BP’s Tony Hayward doesn’t get it.   In crisis communications terms, his words are a like a giant oil spill themselves, coating the media waters with arrogance, stupidity and leaving the impression that no one really is taking charge of this extraordinary catastrophe. A New York Times article today suggests that he’ll probably be fired before this is all over.

The article recaps some of Tony’s greatest PR hits–the spill is modest because the Gulf of Mexico “ is a very big ocean” and “the environmental impact of this disaster is likely to have been very, very modest. “  He also was quoted as having said that he wanted his life back. He had to apologize this week to the families of the men who were killed on the oil rig.
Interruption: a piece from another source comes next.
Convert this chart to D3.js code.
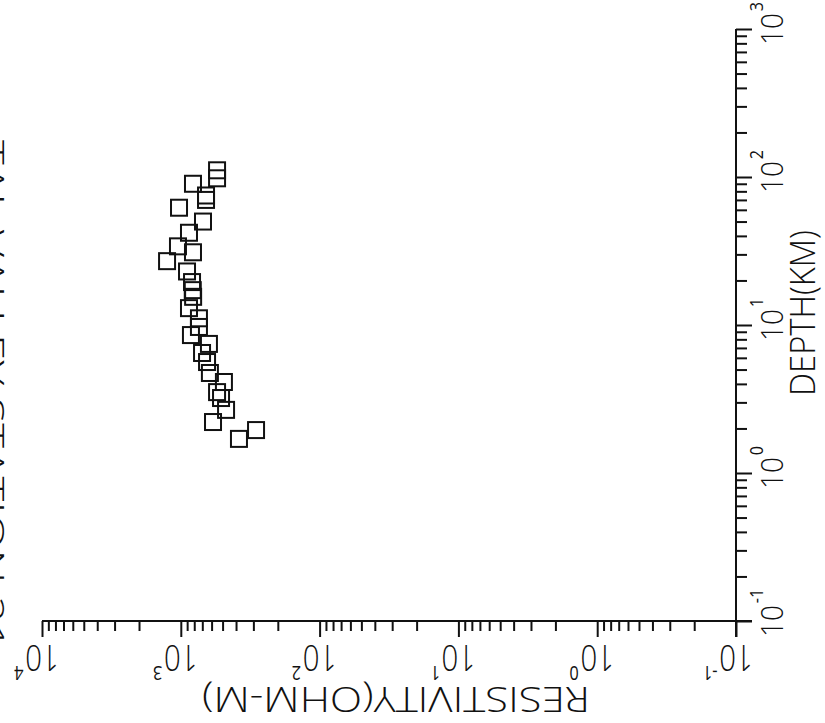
<!DOCTYPE html>
<html>
<head>
<meta charset="utf-8">
<script src="https://cdn.jsdelivr.net/npm/d3@7"></script>
<style>
  html, body { margin: 0; padding: 0; background: #fff; }
  svg { display: block; }
</style>
</head>
<body>
<div id="chart"></div>
<script>
(function() {
  var width = 825, height = 723;

  // sounding values (depth in km, resistivity in ohm-m)
  var depthKm = [111, 98, 90, 75, 70, 62, 50, 42, 34, 31, 27, 23, 19.5, 17.2, 15.5,
                 13.0, 11.1, 9.7, 8.55, 7.45, 6.47, 5.62, 4.74, 4.12, 3.52, 3.21, 2.67, 2.21, 1.95, 1.70];
  var resistivity = [548, 548, 817, 658, 658, 1030, 692, 873, 1048, 817, 1256, 902, 830, 820, 815,
                     873, 740, 740, 845, 627, 703, 647, 617, 489, 548, 513, 472, 586, 287, 381];

  var depthDecades = [0.1, 1, 10, 100, 1000];
  var depthExp = ['-1', '0', '1', '2', '3'];
  var resDecades = [10000, 1000, 100, 10, 1, 0.1];
  var resExp = ['4', '3', '2', '1', '0', '-1'];
  var titleText = 'TAL VALLEY STATION 21';
  var xTitle = 'RESISTIVITY(OHM-M)';
  var yTitle = 'DEPTH(KM)';

  var x = d3.scaleLog().domain([1e4, 0.1]).range([42, 736]);
  var y = d3.scaleLog().domain([0.1, 1000]).range([621, 29]);

  var minorTicks = function(lo, hi) {
    var out = [];
    for (var e = lo; e < hi; e++) {
      for (var m = 2; m <= 9; m++) out.push(m * Math.pow(10, e));
    }
    return out;
  };

  var svg = d3.select('#chart').append('svg')
    .attr('width', width).attr('height', height);

  var ink = '#111';
  var font = '"Open Sans", "DejaVu Sans", sans-serif';

  // bottom (resistivity) axis
  var gx = svg.append('g').attr('transform', 'translate(0,621)');
  gx.append('g').call(d3.axisBottom(x).tickValues(minorTicks(-1, 4)).tickSize(10).tickSizeOuter(0).tickFormat(''));
  gx.append('g').call(d3.axisBottom(x).tickValues(resDecades).tickSize(16).tickSizeOuter(0).tickFormat(''));
  gx.selectAll('path, line').attr('stroke', ink).attr('stroke-width', 2);
  gx.selectAll('path').attr('d', 'M' + x(1e4) + ',0H' + (x(0.1) + 16));

  // right (depth) axis
  var gy = svg.append('g').attr('transform', 'translate(736,0)');
  gy.append('g').call(d3.axisRight(y).tickValues(minorTicks(-1, 3)).tickSize(11).tickSizeOuter(0).tickFormat(''));
  gy.append('g').call(d3.axisRight(y).tickValues(depthDecades).tickSize(16).tickSizeOuter(0).tickFormat(''));
  gy.selectAll('path, line').attr('stroke', ink).attr('stroke-width', 2);
  gy.selectAll('path').attr('d', 'M0,' + (y(0.1) + 16) + 'V' + y(1000));

  // decade labels, written upside down / sideways like the plotter did
  svg.append('g').selectAll('g').data(resDecades).enter().append('g')
    .attr('transform', function(d) { return 'translate(' + x(d) + ',621) rotate(180)'; })
    .each(function(d, i) {
      var t = d3.select(this).append('text')
        .attr('font-family', font).attr('font-weight', 300).attr('font-size', 36).attr('fill', ink)
        .attr('transform', 'scale(0.82,1)')
        .attr('x', -0.57 * 36).attr('y', -24);
      t.append('tspan').text('10');
      t.append('tspan').attr('font-size', 20).attr('font-weight', 400)
        .attr('dy', -21).attr('dx', 2).text(resExp[i]);
    });

  svg.append('g').selectAll('g').data(depthDecades).enter().append('g')
    .attr('transform', function(d) { return 'translate(736,' + y(d) + ') rotate(-90)'; })
    .each(function(d, i) {
      var t = d3.select(this).append('text')
        .attr('font-family', font).attr('font-weight', 300).attr('font-size', 31).attr('fill', ink)
        .attr('transform', 'scale(0.9,1)')
        .attr('x', -0.57 * 31).attr('y', 47);
      t.append('tspan').text('10');
      t.append('tspan').attr('font-size', 18).attr('font-weight', 400)
        .attr('dy', -20).attr('dx', 2).text(depthExp[i]);
    });

  // axis titles
  svg.append('text')
    .attr('transform', 'translate(590,687) rotate(180)')
    .attr('font-family', font).attr('font-weight', 300).attr('font-size', 34).attr('fill', ink)
    .attr('textLength', 388).attr('lengthAdjust', 'spacingAndGlyphs')
    .text(xTitle);

  svg.append('text')
    .attr('transform', 'translate(815,396) rotate(-90)')
    .attr('font-family', font).attr('font-weight', 300).attr('font-size', 34).attr('fill', ink)
    .attr('textLength', 166).attr('lengthAdjust', 'spacingAndGlyphs')
    .text(yTitle);

  // title, mostly off the left edge of the scan
  svg.append('text')
    .attr('transform', 'translate(-21,140) rotate(90)')
    .attr('font-family', font).attr('font-weight', 300).attr('font-size', 34).attr('fill', ink)
    .attr('textLength', 510).attr('lengthAdjust', 'spacingAndGlyphs')
    .text(titleText);

  // data: open squares
  var pts = depthKm.map(function(d, i) { return { depth: d, res: resistivity[i] }; });
  svg.append('g').attr('fill', 'none').attr('stroke', ink).attr('stroke-width', 2)
    .selectAll('rect').data(pts).enter().append('rect')
    .attr('x', function(d) { return x(d.res) - 8; })
    .attr('y', function(d) { return y(d.depth) - 8; })
    .attr('width', 16).attr('height', 16);
}).call(this);
</script>
</body>
</html>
The article pointed out that he is a geologist.  Scientists aren’t always the best communicators but that is no excuse.  If the person at the top can’t articulate the company’s positions and isn’t a good communicator, he or she shouldn’t be CEO.  The ability to communicate clearly is as important a skill as financial acumen and product expertise.  It’s vital to the bottom line. And if you have a CEO who isn’t a good communicator, put another senior manager out front who is. BP has hired a crisis firm and a new person to manage their PR.  But just like the oil spill itself, the clean-up to repair the damage will take years.

So in the face of all of this, Tony Hayward is the first name to go on our Communicators Wall of Shame.